Objective:
Only the lines from the one containing "Reproduce this chart with matplotlib." to the end of the records should be written out, exactly and with both ends included; pictures are excluded.

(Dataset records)
↓

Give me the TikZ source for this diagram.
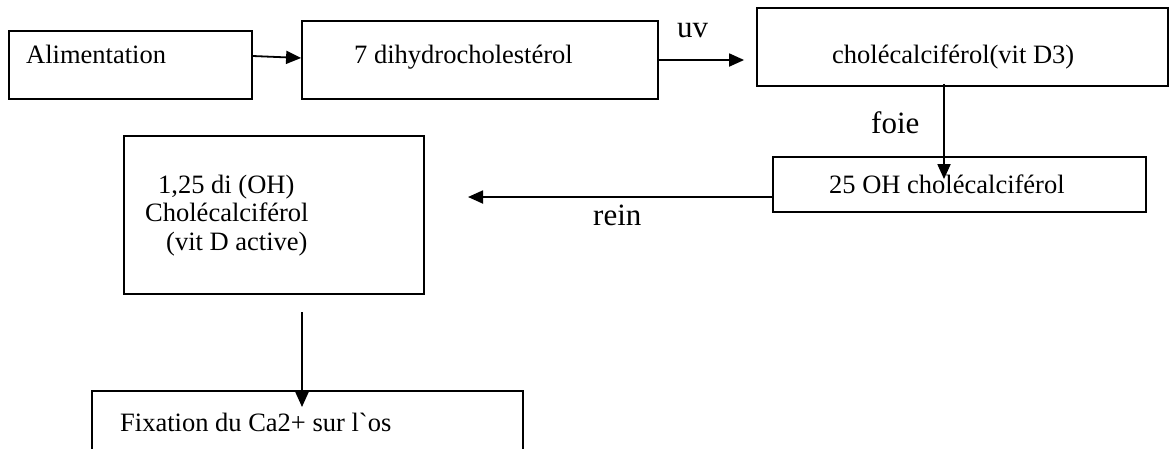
\documentclass[tikz,border=0pt]{standalone}
\usepackage{fontspec}
\newfontfamily\tnr{Liberation Serif}
\usetikzlibrary{arrows.meta,calc}
\begin{document}
\begin{tikzpicture}[x=1pt,y=-1pt,
  box/.style={draw,line width=1.8pt,inner sep=0pt,minimum width=#1},
  txt/.style={inner sep=0pt,anchor=base west,font=\tnr\fontsize{26.5}{30}\selectfont},
  lab/.style={inner sep=0pt,anchor=base west,font=\tnr\fontsize{31}{34}\selectfont},
  arr/.style={line width=1.8pt,-{Triangle[length=15pt,width=13pt]}}]
\clip (0,0) rectangle (1173,448);
% boxes
\node[box=243pt,minimum height=68pt] (ali) at (130.5,65) {};
\node[box=356pt,minimum height=78pt] (dhc) at (480,60) {};
\node[box=411pt,minimum height=78pt] (d3) at (962.5,47) {};
\node[box=373pt,minimum height=55pt] (oh) at (959.5,184.5) {};
\node[box=300pt,minimum height=158pt] (di) at (274,215) {};
\node[box=431pt,minimum height=80pt] (fix) at (307.5,431) {};
% texts
\node[txt] (tali) at (26,63) {Alimentation};
\node[txt] (tdhc) at (354,63) {7 dihydrocholestérol};
\node[txt] (td3) at (832,63) {cholécalciférol(vit D3)};
\node[txt] (toh) at (829,193) {25 OH cholécalciférol};
\node[txt] (tdi1) at (158,193) {1,25 di (OH)};
\node[txt] (tdi2) at (145,221) {Cholécalciférol};
\node[txt] (tdi3) at (166,250) {(vit D active)};
\node[txt] (tfix) at (120,431) {Fixation du Ca2+ sur l`os};
% labels
\node[lab] (luv) at (677,37) {uv};
\node[lab] (lfoie) at (871,133) {foie};
\node[lab] (lrein) at (593,225) {rein};
% free ends
\coordinate (uvend) at ($(d3.west)+(-12,13)$);
\coordinate (reinend) at (468,197);
\coordinate (downstart) at (302,312);
\coordinate (downend) at (302,407);
% connectors
\draw[arr] ($(ali.east)+(0,-9)$) -- ($(dhc.west)+(0,-2)$);
\draw[arr] (dhc.east) -- (uvend);
\draw[arr] ($(d3.south)+(-18.5,-3)$) -- ($(oh.north)+(-15.5,23)$);
\draw[arr] ($(oh.west)+(0,12.5)$) -- (reinend);
\draw[arr] (downstart) -- (downend);
\end{tikzpicture}
\end{document}
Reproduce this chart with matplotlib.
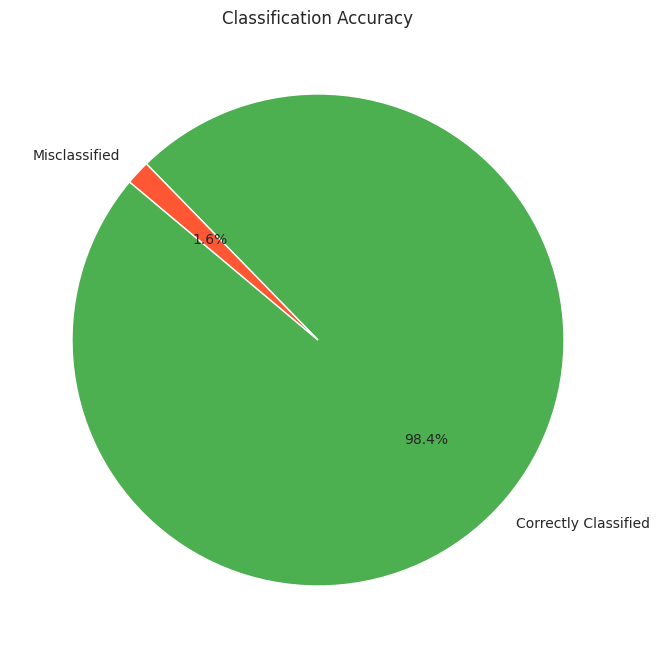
import matplotlib
matplotlib.use("Agg")
import matplotlib.pyplot as plt

labels = ["Correctly Classified", "Misclassified"]
shares = [98.4, 1.6]
colors = ["#4CAF50", "#FF5733"]

plt.rcParams["text.color"] = ".15"

fig = plt.figure(figsize=(6.6, 6.58), dpi=100)
ax = fig.add_axes([10.5 / 660, 10.5 / 658, 615 / 660, 615 / 658])
ax.pie(shares, labels=labels, colors=colors, autopct="%1.1f%%", startangle=140,
       wedgeprops={"edgecolor": "white"}, textprops={"fontsize": 10})
ax.set_title("Classification Accuracy", fontsize=12)
ax.set_aspect("equal")
ax.set_xlim(-1.25, 1.25)
ax.set_ylim(-1.25, 1.25)

fig.savefig("out.png", dpi=100)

↑

Task result:
Reproduce this chart with matplotlib.
import matplotlib
matplotlib.use("Agg")
import matplotlib.pyplot as plt

labels = ["Correctly Classified", "Misclassified"]
shares = [98.4, 1.6]
colors = ["#4CAF50", "#FF5733"]

plt.rcParams["text.color"] = ".15"

fig = plt.figure(figsize=(6.6, 6.58), dpi=100)
ax = fig.add_axes([10.5 / 660, 10.5 / 658, 615 / 660, 615 / 658])
ax.pie(shares, labels=labels, colors=colors, autopct="%1.1f%%", startangle=140,
       wedgeprops={"edgecolor": "white"}, textprops={"fontsize": 10})
ax.set_title("Classification Accuracy", fontsize=12)
ax.set_aspect("equal")
ax.set_xlim(-1.25, 1.25)
ax.set_ylim(-1.25, 1.25)

fig.savefig("out.png", dpi=100)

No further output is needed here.